Le 14 octobre, les ministres des Finances du G20, réunis virtuellement, ont annoncé une extension de six mois de l’Initiative de suspension du Service de la Dette (ISSD). Ils ont également étendu le délai de remboursement des paiements suspendus de quatre à six années, et annoncé l’adoption à venir d’un « cadre commun pour le traitement de la dette au-delà de l’ISSD », qui devrait être présenté, à l’occasion d’une réunion extraordinaire des ministres des Finances, en amont du Sommet des chefs d’État du G20 de Riyad en novembre.

Bien que pertinentes en apparence, ces mesures restent largement insuffisantes et illustrent le manque de volonté politique des États membres du G20 face à l’ampleur de la crise qui touche les populations des pays pauvres.

Si le moratoire mis en place par le G20 en avril dernier a été légèrement étendu, aucune annulation réelle de dette des pays dont la dette est aujourd’hui manifestement insoutenable n’a été accordée. Malgré la crise inédite à laquelle ils doivent faire face, les pays pauvres vont donc devoir continuer à payer trois milliards de dollars de remboursements de dettes par mois, notamment à leurs créanciers privés (banques, fonds d’investissement, etc.) et multilatéraux (comme la Banque mondiale), qui restent simplement invités à appliquer le moratoire, et qui de fait ne l’appliquent pas.
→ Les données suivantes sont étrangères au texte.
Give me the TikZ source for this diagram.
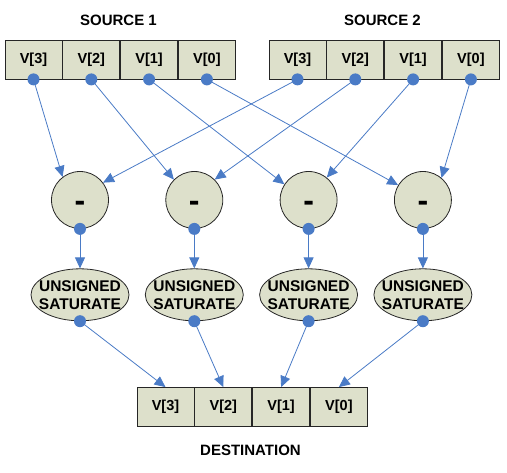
\documentclass[tikz,border=0pt]{standalone}
\usepackage{fontspec}
\setmainfont{Liberation Sans}
\usetikzlibrary{arrows.meta,positioning,shapes.geometric}
\definecolor{cellfill}{HTML}{DDE0CB}
\definecolor{linkblue}{HTML}{4A7BC6}

\begin{document}
\begin{tikzpicture}[x=1pt,y=-1pt,
	cell/.style={rectangle,draw=black!85,line width=0.8pt,fill=cellfill,minimum width=57pt,minimum height=39pt,inner sep=0pt,font=\fontsize{14.5}{16}\selectfont\bfseries},
	subnode/.style={circle,draw=black!85,line width=0.8pt,fill=cellfill,minimum size=57pt,inner sep=0pt,font=\fontsize{32}{32}\selectfont\bfseries,text height=24pt,text depth=0pt},
	satnode/.style={ellipse,draw=black!85,line width=0.8pt,fill=cellfill,minimum width=98pt,minimum height=52pt,inner xsep=-8pt,inner ysep=0pt,align=center,font=\fontsize{15.5}{18}\selectfont\bfseries},
	title/.style={font=\fontsize{15}{18}\selectfont\bfseries},
	dot/.style={circle,fill=linkblue,minimum size=12pt,inner sep=0pt},
	link/.style={linkblue,line width=0.8pt,-{Triangle[length=11pt,width=10pt]}}]

	\useasboundingbox (0,0) rectangle (507,473);

	\begin{scope}
		% source registers
		\node[title] (src1) at (118.5,20) {SOURCE 1};
		\node[title] (src2) at (382.5,20) {SOURCE 2};
		\node[cell] (a3) at (33.5,59.5) {V[3]};
		\node[cell,right=0pt of a3] (a2) {V[2]};
		\node[cell,right=0pt of a2] (a1) {V[1]};
		\node[cell,right=0pt of a1] (a0) {V[0]};
		\node[cell] (b3) at (297.5,59.5) {V[3]};
		\node[cell,right=0pt of b3] (b2) {V[2]};
		\node[cell,right=0pt of b2] (b1) {V[1]};
		\node[cell,right=0pt of b1] (b0) {V[0]};

		% subtract and saturate
		\node[subnode] (c1) at (80,200) {-};
		\node[subnode,right=56.5pt of c1] (c2) {-};
		\node[subnode,right=56.5pt of c2] (c3) {-};
		\node[subnode,right=56.5pt of c3] (c4) {-};
		\node[satnode,below=39.5pt of c1] (s1) {UNSIGNED\\SATURATE};
		\node[satnode,below=39.5pt of c2] (s2) {UNSIGNED\\SATURATE};
		\node[satnode,below=39.5pt of c3] (s3) {UNSIGNED\\SATURATE};
		\node[satnode,below=39.5pt of c4] (s4) {UNSIGNED\\SATURATE};

		% destination register
		\node[cell] (d3) at (165.5,407) {V[3]};
		\node[cell,right=0pt of d3] (d2) {V[2]};
		\node[cell,right=0pt of d2] (d1) {V[1]};
		\node[cell,right=0pt of d1] (d0) {V[0]};
		\node[title] (dst) at (250.5,450) {DESTINATION};
	\end{scope}

	\begin{scope}
		\draw[link] (a3.south) -- (c1.127);
		\draw[link] (b3.south) -- (c1.37);
		\draw[link] (a2.south) -- (c2.135);
		\draw[link] (b2.south) -- (c2.45);
		\draw[link] (a1.south) -- (c3.147);
		\draw[link] (b1.south) -- (c3.51);
		\draw[link] (a0.south) -- (c4.149);
		\draw[link] (b0.south) -- (c4.50);
		\draw[link] (c1.south) -- (s1.north);
		\draw[link] (c2.south) -- (s2.north);
		\draw[link] (c3.south) -- (s3.north);
		\draw[link] (c4.south) -- (s4.north);
		\draw[link] (s1.south) -- (d3.north);
		\draw[link] (s2.south) -- (d2.north);
		\draw[link] (s3.south) -- (d1.north);
		\draw[link] (s4.south) -- (d0.north);
	\end{scope}

	\begin{scope}
		\node[dot] (a3dot) at (a3.south) {};
		\node[dot] (a2dot) at (a2.south) {};
		\node[dot] (a1dot) at (a1.south) {};
		\node[dot] (a0dot) at (a0.south) {};
		\node[dot] (b3dot) at (b3.south) {};
		\node[dot] (b2dot) at (b2.south) {};
		\node[dot] (b1dot) at (b1.south) {};
		\node[dot] (b0dot) at (b0.south) {};
		\node[dot] (c1dot) at (c1.south) {};
		\node[dot] (c2dot) at (c2.south) {};
		\node[dot] (c3dot) at (c3.south) {};
		\node[dot] (c4dot) at (c4.south) {};
		\node[dot] (s1dot) at (s1.south) {};
		\node[dot] (s2dot) at (s2.south) {};
		\node[dot] (s3dot) at (s3.south) {};
		\node[dot] (s4dot) at (s4.south) {};
	\end{scope}
\end{tikzpicture}
\end{document}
Les créanciers privés restent donc autorisés à continuer à engranger des profits sur le dos des pays pauvres.

Des mesures insuffisantes et des créanciers privés autorisés à profiter de la crise

En choisissant de ne pas annuler ces dettes, et de simplement continuer à en suspendre le remboursement, le G20 ne fait que retarder les faillites qui s’annoncent, comme celle de la Zambie déjà au bord du défaut de paiement. En outre, l’efficacité de ce moratoire à réellement libérer des ressources pour permettre aux pays en développement de financer leurs dépenses d’urgence de santé, sociales et économiques est largement contestée. En effet, comme le montre un rapport d’analyse publié par le réseau d’ONG européennes Eurodad, depuis la mise en œuvre de l’ISSD, seuls 46 des 73 pays théoriquement éligibles à l’initiative ont pu en bénéficier, pour un total de 5,3 milliards de dollars de dettes reportées. Bien loin des 12 milliards initialement annoncés, et des 1000 milliards nécessaires selon les estimations de l’ONU. Au final, les suspensions ainsi accordées via l’ISSD ne représent que 1,6 % de la totalité des remboursements dûs par les pays en développement en 2020.

Selon nos organisations, la dette des pays en développement ne devrait pas être suspendue mais annulée, par les États qui la détiennent, mais également par les créanciers multilatéraux et privés. Et les créanciers privés devraient être contraints à prendre part aux initiatives d’urgence prises par la communauté internationale pour faire face à cette crise.

Un cadre commun de traitement des dettes aux contours incertains

L’annonce par le G20 de l’adoption à venir d’un cadre commun de traitement de la dette pourrait également sembler constituer une bonne nouvelle. Les conditions auxquelles les restructurations de dettes seront accordées n’ayant toutefois pas été révélées, il semble difficile à ce stade de se réjouir de cette annonce.

Sauf à prévoir l’adoption d’un cadre multilatéral, juste et transparent comme l’appellent de leurs vœux les organisations de la société civile depuis des années, les pays faisant face à une crise de la dette continueront d’être – comme ils le sont déjà – démunis face aux désaccords avec et entre leurs créanciers. Cette absence de cadre pour permettre une résolution ordonnée et juste des crises de la dette est d’ores et déjà en train d’augmenter les coûts sociaux et économiques de ces crises. Les États du G20 doivent se départir de l’approche qui prévaut actuellement, et qui consiste à traiter les demandes au cas par cas, qui ralentit les traitements de dette et met en péril leur légitimité. Ils doivent faire le choix d’une démarche globale et systématique et veiller à ce que les accords d’allègements de dettes ne soient pas assortis de conditionnalités visant à imposer des mesures d’austérité destructrices des services publics, qui aggravent les inégalités et les atteintes aux droits humains.

Le mois prochain, nous attendons des États du G20 qu’ils s’engagent dans un processus spécifique d’annulation des dettes de tous les pays en développement pour répondre aux conséquences de la crise de la Covid-19. Ils devraient également soutenir la création d’un mécanisme permanent de restructuration des dettes, sous l’égide de l’ONU, pour permettre une restructuration systématique, complète et contraignante des dettes souveraines.